Wednesday, October 22, 2008

Quelling our nervousness and delusions of certainties

When life gets too hectic and too complex for any interpretation of it to quiet my anxiety, it is always refreshing to turn to familiar things and familiar people. It is nice to sit and have a simple chat with my mom, with a cup of coffee in hand at a kitchen table so often associated with a gathering of my closest loved ones. It is not too difficult and does not require much professionalism in psychology or sociology to make an agreeable observation about the homeliness of familiar people and places. It brings a bit of sanity to our lives and a certain faith in consistency.

I’ve been reading through the various articles of The Philosopher’s Magazine the past couple of days. Article after article, one philosopher and rationalist after another, make the continuous and persistent observation that reason is our most useful human outlet to substantive meaning and happiness, while not admitting that this is the one first principle they might need to question. Understandably so, because once you admit the questionability of this unquestionable principle, religious affections come trampling in over that one period in history we all worked so anxiously hard at to achieve. And that’s why they say “Religion poisons everything”, because, undoubtedly, religion does poison everything. Religion is the greatest offense to a system which prides itself in tearing down the one Catholic colossus which stood against the assumed unquestionability of that central principle of reason alone or all those “alones” which liberated man from the tyranny of a tradition of unreasonable first principles.

The rationalist insists that to question everything is the best first principle to begin with when seeking to grind out the sheer beauty of brute facts.
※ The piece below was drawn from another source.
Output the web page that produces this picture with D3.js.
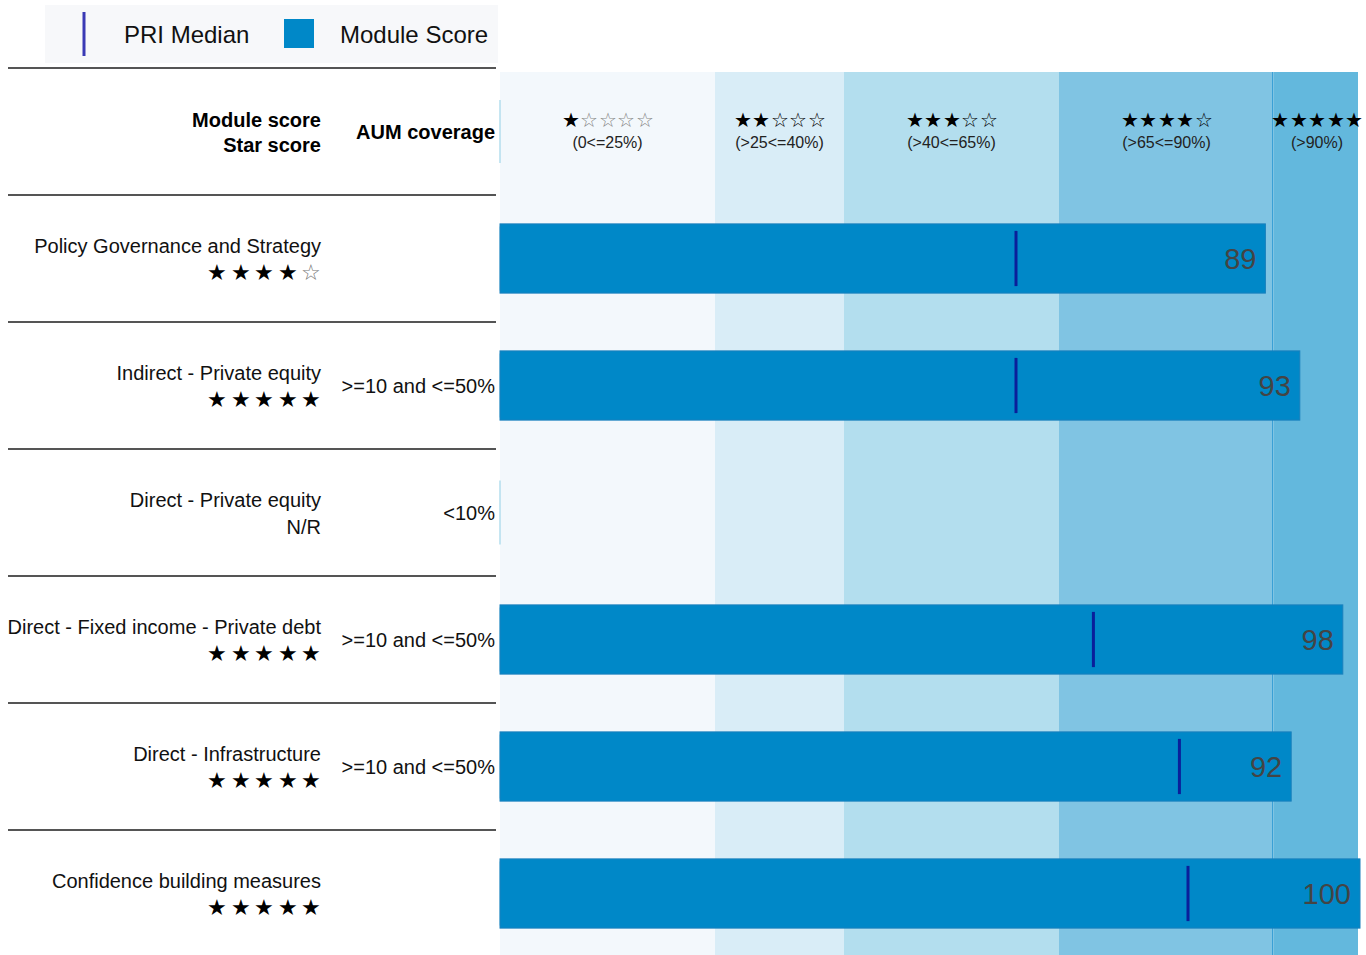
<!DOCTYPE html>
<html><head><meta charset="utf-8">
<script src="https://cdn.jsdelivr.net/npm/d3@7/dist/d3.min.js"></script>
<style>
html,body{margin:0;padding:0;background:#fff;}
svg{display:block;font-family:"Liberation Sans",Arial,sans-serif;}
</style></head><body>
<svg id="chart" width="1366" height="955"></svg>
<script>
// ---- data ----
const modules = ["Policy Governance and Strategy","Indirect - Private equity","Direct - Private equity","Direct - Fixed income - Private debt","Direct - Infrastructure","Confidence building measures"];
const starScores = [4, 5, null, 5, 5, 5];
const aumCoverage = ["", ">=10 and <=50%", "<10%", ">=10 and <=50%", ">=10 and <=50%", ""];
const moduleScores = [89, 93, null, 98, 92, 100];
const priMedians = [60, 60, null, 69, 79, 80];
const bandEdges = [0, 25, 40, 65, 90, 100];
const bandStars = [1, 2, 3, 4, 5];
const bandLabels = ["(0<=25%)", "(>25<=40%)", "(>40<=65%)", "(>65<=90%)", "(>90%)"];
const bandColors = ["#f3f8fc", "#d9edf7", "#b3deee", "#80c4e3", "#63b8dd"];

const svg = d3.select("#chart");
const x = d3.scaleLinear().domain([0, 100]).range([500, 1360]);
const y = d3.scaleBand().domain(modules).range([195, 957]).paddingInner(0);
const bw = y.bandwidth();
const barH = bw * 0.545;

// legend
const lg = svg.append("g");
lg.append("rect").attr("x", 45).attr("y", 5).attr("width", 453).attr("height", 58).attr("fill", "#f7f8fa");
lg.append("line").attr("x1", 84).attr("x2", 84).attr("y1", 12).attr("y2", 56).attr("stroke", "#3a3ab5").attr("stroke-width", 3);
lg.append("text").attr("x", 124).attr("y", 35).attr("dy", "0.35em").attr("font-size", 24).attr("fill", "#111").text("PRI Median");
lg.append("rect").attr("x", 284).attr("y", 19).attr("width", 30).attr("height", 29).attr("fill", "#0088c8");
lg.append("text").attr("x", 340).attr("y", 35).attr("dy", "0.35em").attr("font-size", 24).attr("fill", "#111").text("Module Score");

// bands
const bands = bandStars.map((s, i) => ({s, lo: bandEdges[i], hi: bandEdges[i + 1], label: bandLabels[i], color: bandColors[i]}));
svg.append("g").selectAll("rect").data(bands).join("rect")
  .attr("x", d => x(d.lo)).attr("width", d => x(d.hi) - x(d.lo) - (d.hi === 100 ? 2 : 0))
  .attr("y", 72).attr("height", 955 - 72).attr("fill", d => d.color);
svg.append("line").attr("x1", x(bandEdges[4]) - 1.5).attr("x2", x(bandEdges[4]) - 1.5)
  .attr("y1", 72).attr("y2", 955).attr("stroke", "#3aa0d6").attr("stroke-width", 1);

const hdr = svg.append("g").selectAll("g").data(bands).join("g")
  .attr("transform", d => `translate(${(x(d.lo) + x(d.hi)) / 2},0)`);
hdr.append("text").attr("y", 120).attr("dy", "0.35em").attr("text-anchor", "middle").attr("font-size", 20)
  .each(function(d) {
    const t = d3.select(this);
    for (let k = 0; k < 5; k++) {
      t.append("tspan").attr("dx", k ? 0.5 : 0)
        .attr("fill", k < d.s ? "#000" : (d.s === 1 ? "#888" : "#000"))
        .text(k < d.s ? "★" : "☆");
    }
  });
hdr.append("text").attr("y", 142).attr("dy", "0.35em").attr("text-anchor", "middle").attr("font-size", 16).attr("fill", "#222").text(d => d.label);

// header left
svg.append("text").attr("x", 321).attr("y", 120).attr("dy", "0.35em").attr("text-anchor", "end").attr("font-size", 20).attr("font-weight", "bold").text("Module score");
svg.append("text").attr("x", 321).attr("y", 145).attr("dy", "0.35em").attr("text-anchor", "end").attr("font-size", 20).attr("font-weight", "bold").text("Star score");
svg.append("text").attr("x", 495).attr("y", 132).attr("dy", "0.35em").attr("text-anchor", "end").attr("font-size", 20).attr("font-weight", "bold").text("AUM coverage");
svg.append("line").attr("x1", 500).attr("x2", 500).attr("y1", 100).attr("y2", 163).attr("stroke", "#b3deee").attr("stroke-width", 1.5);

// rules
const ruleYs = [68].concat(modules.map(m => y(m))).concat([y(modules[modules.length - 1]) + bw]).filter(v => v < 900);
svg.append("g").selectAll("line").data(ruleYs).join("line")
  .attr("x1", 8).attr("x2", 496).attr("y1", d => d).attr("y2", d => d)
  .attr("stroke", "#555").attr("stroke-width", 2);

const rows = modules.map((m, i) => ({m, star: starScores[i], aum: aumCoverage[i], score: moduleScores[i], med: priMedians[i]}));
const rg = svg.append("g").selectAll("g").data(rows).join("g")
  .attr("transform", d => `translate(0,${y(d.m) + bw / 2})`);

rg.append("text").attr("x", 321).attr("y", -12.5).attr("dy", "0.35em").attr("text-anchor", "end").attr("font-size", 20).attr("fill", "#111").text(d => d.m);
rg.append("text").attr("x", 321).attr("y", 14).attr("dy", "0.35em").attr("text-anchor", "end").attr("font-size", 22).attr("fill", "#111")
  .each(function(d) {
    const t = d3.select(this);
    if (d.star == null) { t.attr("font-size", 20).text("N/R"); return; }
    for (let k = 0; k < 5; k++) {
      t.append("tspan").attr("dx", k ? 3.5 : 0).attr("fill", k < d.star ? "#000" : "#777").text(k < d.star ? "★" : "☆");
    }
  });
rg.append("text").attr("x", 495).attr("y", 0).attr("dy", "0.35em").attr("text-anchor", "end").attr("font-size", 20).attr("fill", "#111").text(d => d.aum);
rg.append("line").attr("x1", 500).attr("x2", 500).attr("y1", -32).attr("y2", 32).attr("stroke", "#b3deee").attr("stroke-width", 1.5);

const withBar = rg.filter(d => d.score != null);
withBar.append("rect").attr("x", x(0)).attr("y", -barH / 2).attr("width", d => x(d.score) - x(0)).attr("height", barH)
  .attr("fill", "#0088c8").attr("stroke", "#1a80bd").attr("stroke-width", 1);
withBar.append("line").attr("x1", d => x(d.med)).attr("x2", d => x(d.med)).attr("y1", -barH / 2 + 7).attr("y2", barH / 2 - 7)
  .attr("stroke", "#0a1f9a").attr("stroke-width", 3);
withBar.append("text").attr("x", d => x(d.score) - 9).attr("y", 0).attr("dy", "0.35em").attr("text-anchor", "end")
  .attr("font-size", 29).attr("fill", "#444").text(d => d.score);
</script>
</body></html>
There is this intuited acceptance, since Descartes, to first trust reason above all things, to doubt everything, and to trust reason itself even if reason can not, in that ridiculously pure Cartesian sense, entirely get underway. “Of course we can split hairs and doubt to the point of silliness and insanity” says the rationalist, “Descartes’ errors already showed us that. But why should we doubt our first senses and affections if we ever want to eventually arrive at a conclusion?”

And so here we are, standing on the shoulders of some continuum that looks, feels, and smells like a tradition, but we will call it anything but tradition. The very reason why is because that single admittance will bring us back to square one, and the nervousness of pure skepticism rears its head once again. The point is that to quell our anxiety about a world we can not have absolute knowledge of, we always go back to some aesthetic beginning point, because without a first principle that appeals to the human mind, the human mind is in disarray. At this point, the Enlightenment’s search for certainty is as much of a joke as all the first principles it once criticized, when the religious mind was satisfied with a simply reasonable conclusion, and could carry on with life without having to mold the entire universe to the dictates of that little Medieval brain.

This is why Chesterton said, when you tell a Catholic convert he has lost his liberty, he will have a thousand good reasons to laugh. The reason why is because the Catholic intellectual isn’t driven by a nervous obsession with trying to figure everything out. He accepts the insanity of claiming the inability to doubt one’s first principles by the use of “pure reason” or “pure faith”. He also understands that these “pure” predicates are as fanciful as unicorns. As Newman put it, we can have certainty, insofar as certainty amounts to confidence; in that case, certainty is a very good thing to have. The Catholic intellectual can rest assured that his Fathers have answers, and very good ones at that. Tradition is not just something for the Catholic. It’s something for everybody, and it’s a continuum in which everyone operates, whether they acknowledge it or not. And just like the rationalist, there is no good reason to doubt a good principle which has landed in your lap, if you don’t have a good reason to give it up in the first place. The problem is that, after the Enlightenment, or maybe before, all the traditions don’t accept that they are traditions, and now this new identity crisis has produced its own nervousness. This social crisis, in its own special way, is an identity that identifies itself by persistently trying to nullify itself; it’s an age much like a suicidal but unsuccessful bipolar child, by closest analogy. To quiet intellectual nervousness is to recognize the other person’s arms that hold you up, and once you recognize this reality, it’s okay to keep inquiring about the world without worrying about falling.